## start

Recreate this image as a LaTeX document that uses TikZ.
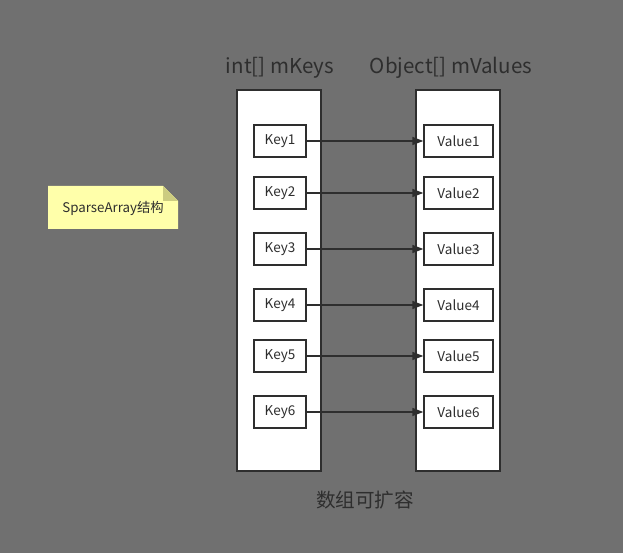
\documentclass[tikz,border=0pt]{standalone}
\usepackage{fontspec}
\setmainfont{Noto Sans CJK SC}
\usetikzlibrary{arrows.meta}
\definecolor{bg}{HTML}{707070}
\definecolor{ink}{HTML}{2E2E2E}
\definecolor{notefill}{HTML}{FFFFAA}
\definecolor{notefold}{HTML}{CCCC80}
\begin{document}
\begin{tikzpicture}[x=1pt,y=1pt,
  bigbox/.style={draw=ink,line width=1.5pt,fill=white,minimum width=84pt,minimum height=381pt,inner sep=0pt},
  keybox/.style={draw=ink,line width=1.3pt,fill=white,minimum width=52pt,minimum height=32pt,inner sep=0pt,font=\fontsize{13.5}{15}\selectfont,text=ink},
  valbox/.style={draw=ink,line width=1.3pt,fill=white,minimum width=69pt,minimum height=32pt,inner sep=0pt,font=\fontsize{13.5}{15}\selectfont,text=ink},
  title/.style={text=ink,font=\fontsize{20.5}{24}\selectfont,inner sep=0pt},
  link/.style={draw=ink,line width=1.3pt,-{Triangle[length=11pt,width=8pt]}}]
\fill[bg] (0,0) rectangle (623,553);
\useasboundingbox (0,0) rectangle (623,553);
% note
\fill[notefill] (48,367) -- (163,367) -- (178,352) -- (178,324) -- (48,324) -- cycle;
\fill[notefold] (163,367) -- (163,352) -- (178,352) -- cycle;
\node[text=ink,font=\fontsize{13.3}{15}\selectfont,inner sep=0pt] (note) at (113,345) {SparseArray结构};
% big boxes
\node[bigbox] (keys) at (279,272.5) {};
\node[bigbox] (vals) at (458,272.5) {};
\node[title] (tk) at (280,485) {int[] mKeys};
\node[title] (tv) at (451,485) {Object[] mValues};
\node[title,font=\fontsize{19.6}{22}\selectfont] (cap) at (365,53) {数组可扩容};
% keys and values
\foreach \i/\y in {1/141,2/193,3/249,4/305,5/356,6/412}{
  \node[keybox] (k\i) at (280,553-\y) {Key\i};
  \node[valbox] (v\i) at (458.5,553-\y) {Value\i};
  \draw[link] (k\i.east) -- (v\i.west);
}
\end{tikzpicture}
\end{document}
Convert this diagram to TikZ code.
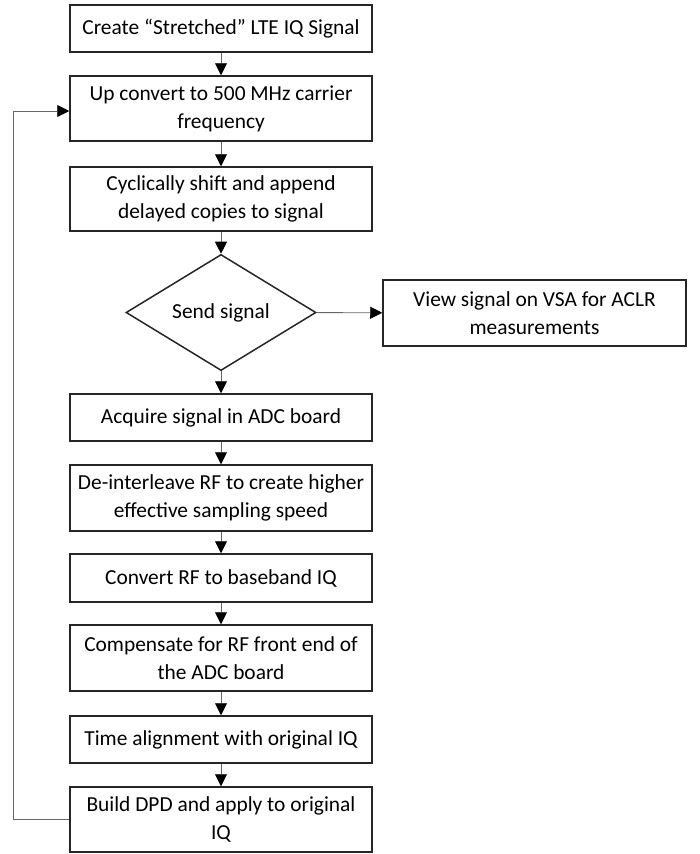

## end

▸ **Exercise objective**: Where does the word "this" appear? Return each line that holds it.

▸ **Expected answer**:
Recreate this image as a LaTeX document that uses TikZ.
Convert this diagram to TikZ code.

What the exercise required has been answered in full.